Were we full by now? Of course, but beyond that, we were wonderfully satisfied. Other than the sweetbreads, which were sinfully rich, the petite portions relied on slight amounts of infused oils and heady vinaigrettes for their intensity, and had a delicacy about them that left us feeling energized rather than defeated. In fact, when our server announced dessert would be next, we neither groaned nor fussed. Rather, we dug into the four different sweets -- served on an embarrassingly large, free-form platter -- and, between us, managed to polish off every crumb.
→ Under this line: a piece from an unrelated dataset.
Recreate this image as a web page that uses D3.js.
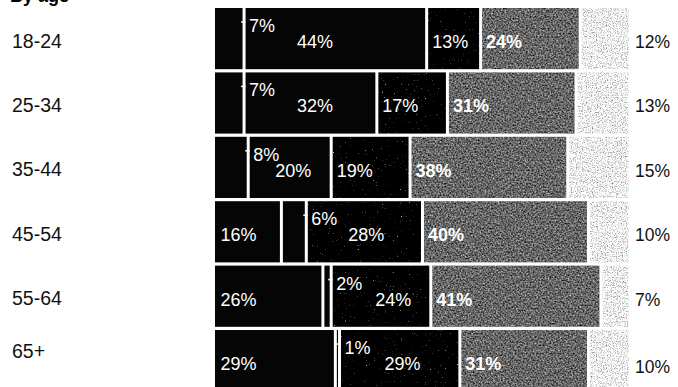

The first to fall beneath the onslaught of our spoons was a hot, fudgy round of Molten Chocolate Cake topped with a scoop of silken coffee ice cream and gobs of hot fudge. Next, we turned our attention to a creamy but not-too-sweet portion of Banana-Mascarpone Cheesecake, topped with whipped cream and a crunchy tuille cookie. We made short work of a tangy lemon tart, in a dainty pastry shell, topped with sliced strawberries. And we wasted no time in polishing off a warm wedge of unbelievably light apple-studded bread pudding in a smooth whiskey hard sauce. It was a lighthearted way to end a meal that we agreed was one of the best we had ever eaten.
Our only quibble is a small one: We wish the lights had been brighter at our table, so that we could have better appreciated the appearance of each little piece of edible art as it arrived. Still, our noses and palates told us what our eyes could not, and our pleasure was attenuated only slightly by our inability to fully enjoy the shades and colors of our food.
As for our deception, it remained intact until the fifth course, when a gregarious Symon stopped by our table to see how his diners were enjoying their culinary adventure. Despite my efforts to fade into the shadows, and a new $90 hairstyle, he recognized me almost immediately.
But, of course, by then we had his number. And, in our book, it's nothing less than Number One.